Not everything by Steinbeck is as famous as The Grapes of Wrath or Cannery Row. But I enjoyed In Dubious Battle a couple of years ago and now I find The Winter of Our Discontent strangely moving. It was Steinbeck's final novel, published in 1961, and got a poor reception in its day. That is probably because it is about its day, set in the lead-up to the election that would ultimately return JFK, and also, I suspect, because it is very much an internal novel, as opposed to the wide open spaces and universality of Wrath or East of Eden. Even a smallscale work like Of Mice and Men somehow seemed larger than this.
Ethan Allen Hawley is the scion of a historic Long Island family. The Hawleys made whaling money but Ethan's father lost most of it before the war and Ethan himself lost the rest after returning from service.
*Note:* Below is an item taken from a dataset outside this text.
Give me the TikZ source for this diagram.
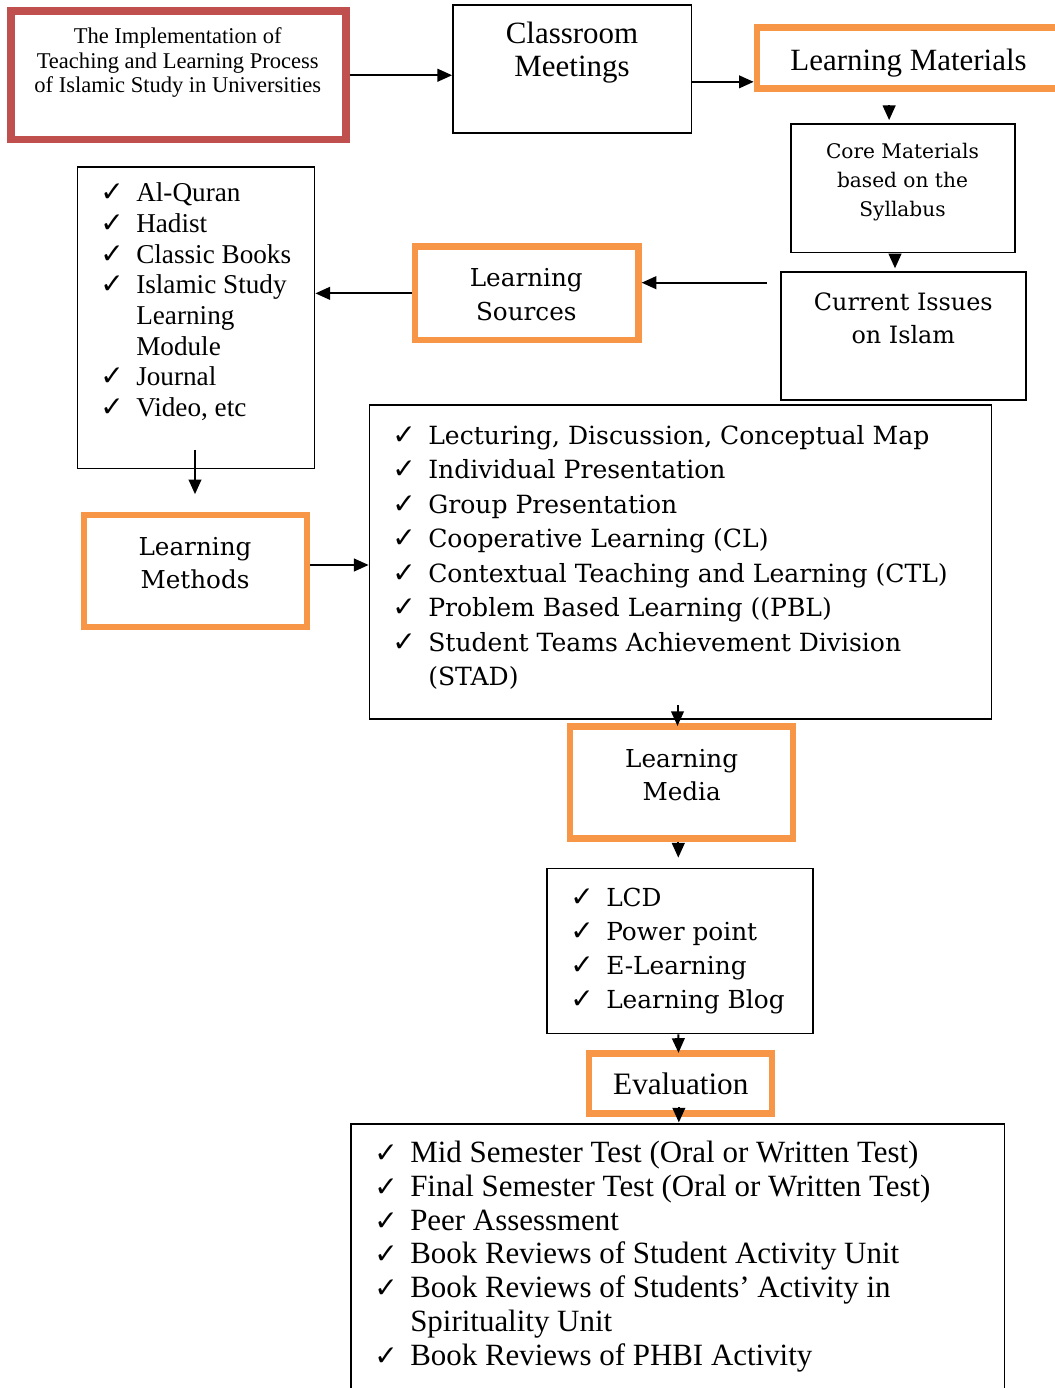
\documentclass[tikz,border=0pt]{standalone}
\usepackage{fontspec}
\usetikzlibrary{arrows.meta,calc,fit}
\newfontfamily\tms{Liberation Serif}
\newfontfamily\dvs{DejaVu Serif}
\newfontfamily\ckfont{DejaVu Sans}
\definecolor{orng}{HTML}{F79646}
\definecolor{rd}{HTML}{C0504D}
\newcommand\chk{\makebox[27pt][l]{\ckfont\fontsize{21}{21}\selectfont ✓}}
\newcommand\ind{\hspace*{27pt}}
\begin{document}
\begin{tikzpicture}[x=0.75pt,y=-0.75pt,
  bbox/.style={draw=black, line width=1.3pt, inner sep=0pt},
  obox/.style={draw=orng, line width=5pt, inner sep=0pt},
  rbox/.style={draw=rd, line width=5.5pt, inner sep=0pt},
  txt/.style={anchor=base, inner sep=0pt},
  ltxt/.style={anchor=base west, inner sep=0pt},
  arr/.style={line width=1.5pt, -{Triangle[length=11pt,width=9.5pt]}}]
\fill[white] (0,0) rectangle (1055,1388);
\useasboundingbox (0,0) rectangle (1055,1388);

% boxes
\node[rbox, fit={(11,11) (346,139.5)}] (red) {};
\node[bbox, fit={(453,5) (691.5,133.3)}] (cm) {};
\node[obox, fit={(757,27.5) (1065,88.3)}] (lm) {};
\node[bbox, fit={(791,124) (1015,252.5)}] (core) {};
\node[bbox, fit={(781,272) (1026,400)}] (ci) {};
\node[obox, fit={(415,246.7) (638.3,340)}] (ls) {};
\node[bbox, fit={(77.5,167) (314.5,468.5)}] (src) {};
\node[obox, fit={(84,515) (307,627)}] (lmeth) {};
\node[bbox, fit={(369.5,405) (991.5,719.3)}] (meth) {};
\node[obox, fit={(570,726.7) (793,838.7)}] (lmed) {};
\node[bbox, fit={(547.3,868.5) (813.3,1033.5)}] (lcd) {};
\node[obox, fit={(589,1053.7) (772,1113.7)}] (ev) {};
\node[bbox, fit={(351.2,1124.3) (1004.5,1400)}] (evl) {};

% texts
\node[txt, font=\tms\fontsize{16.9}{18.2}\selectfont] (tred) at (177.7,44)
  {\begin{tabular}[t]{@{}c@{}}The Implementation of\\Teaching and Learning Process\\of Islamic Study in Universities\end{tabular}};
\node[txt, font=\tms\fontsize{23.2}{24.75}\selectfont] (tcm) at (572,44)
  {\begin{tabular}[t]{@{}c@{}}Classroom\\Meetings\end{tabular}};
\node[txt, font=\tms\fontsize{23.2}{24.75}\selectfont] (tlm) at (908.5,70) {Learning Materials};
\node[txt, font=\dvs\fontsize{15.1}{21.9}\selectfont] (tcore) at (902.5,158.3)
  {\begin{tabular}[t]{@{}c@{}}Core Materials\\based on the\\Syllabus\end{tabular}};
\node[txt, font=\dvs\fontsize{17.9}{25}\selectfont] (tci) at (903.3,310)
  {\begin{tabular}[t]{@{}c@{}}Current Issues\\on Islam\end{tabular}};
\node[txt, font=\dvs\fontsize{18.5}{26}\selectfont] (tls) at (526.3,286)
  {\begin{tabular}[t]{@{}c@{}}Learning\\Sources\end{tabular}};
\node[ltxt, font=\tms\fontsize{20.4}{23}\selectfont] (tsrc) at (100,201.7)
  {\begin{tabular}[t]{@{}l@{}}\chk Al-Quran\\\chk Hadist\\\chk Classic Books\\\chk Islamic Study\\\ind Learning\\\ind Module\\\chk Journal\\\chk Video, etc\end{tabular}};
\node[txt, font=\dvs\fontsize{18.5}{25}\selectfont] (tlmeth) at (195,555)
  {\begin{tabular}[t]{@{}c@{}}Learning\\Methods\end{tabular}};
\node[ltxt, font=\dvs\fontsize{18.8}{25.9}\selectfont] (tmeth) at (392,444)
  {\begin{tabular}[t]{@{}l@{}}\chk Lecturing, Discussion, Conceptual Map\\\chk Individual Presentation\\\chk Group Presentation\\\chk Cooperative Learning (CL)\\\chk Contextual Teaching and Learning (CTL)\\\chk Problem Based Learning ((PBL)\\\chk Student Teams Achievement Division\\\ind (STAD)\end{tabular}};
\node[txt, font=\dvs\fontsize{18.5}{25}\selectfont] (tlmed) at (681.7,767.3)
  {\begin{tabular}[t]{@{}c@{}}Learning\\Media\end{tabular}};
\node[ltxt, font=\dvs\fontsize{18.6}{25.5}\selectfont] (tlcd) at (570,906)
  {\begin{tabular}[t]{@{}l@{}}\chk LCD\\\chk Power point\\\chk E-Learning\\\chk Learning Blog\end{tabular}};
\node[txt, font=\tms\fontsize{23.4}{25}\selectfont] (tev) at (680.8,1094) {Evaluation};
\node[ltxt, font=\tms\fontsize{23.2}{25.3}\selectfont] (tevl) at (374,1162.7)
  {\begin{tabular}[t]{@{}l@{}}\chk Mid Semester Test (Oral or Written Test)\\\chk Final Semester Test (Oral or Written Test)\\\chk Peer Assessment\\\chk Book Reviews of Student Activity Unit\\\chk Book Reviews of Students’ Activity in\\\ind Spirituality Unit\\\chk Book Reviews of PHBI Activity\end{tabular}};

% connector anchor points
\coordinate (a2) at ($(cm.east)+(0,12.7)$);
\coordinate (a5) at ($(ci.west)+(-13,-53.3)$);
\coordinate (a8) at ($(lmeth.east)+(0,-6)$);

% connectors
\draw[arr] (red.east) -- (red.east -| cm.west);
\draw[arr] (a2) -- (a2 -| lm.west);
\draw[arr] ($(core.north west)+(99,-18)$) -- ($(core.north west)+(99,-3)$);
\draw[arr] ($(core.south)+(-8,1)$) -- ($(core.south)+(-8,15)$);
\draw[arr] (a5) -- (a5 -| ls.east);
\draw[arr] (ls.west) -- (ls.west -| src.east);
\draw[arr] ($(src.south)+(-1,-19)$) -- ($(lmeth.north)+(-0.5,-17.5)$);
\draw[arr] (a8) -- (a8 -| meth.west);
\draw[arr] ($(meth.south)+(-3,-15)$) -- ($(lmed.north)+(-4,2.6)$);
\draw[arr] ($(lcd.north)+(-2,-26)$) -- ($(lcd.north)+(-2,-10)$);
\draw[arr] ($(lcd.south)+(-2,0)$) -- ($(ev.north)+(-2,2.5)$);
\draw[arr] ($(evl.north)+(1,-16)$) -- ($(evl.north)+(1,-1)$);
\end{tikzpicture}
\end{document}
He is now the clerk in Murullo's grocery store. Otherwise he is happy, married to Mary with a son and a daughter and cosily housed in the Hawley family mansion. He likes to goof about and make jokes, and, the novel being set mainly in his head, we get more than our share of his horseplay.
Then glamorous widow Margie Young-Hunt, an amateur psychic, predicts a change of fortune. Ethan plays along and gradually sees the signs of change in real life - but only if he betrays his friends and joins the general corruption of the civic leaders.
The way Ethan's dilemma plays out took me completely by surprise. I share many of the reservations of Steinbeck's first readers but have the ending is going to stay with me for a good long time.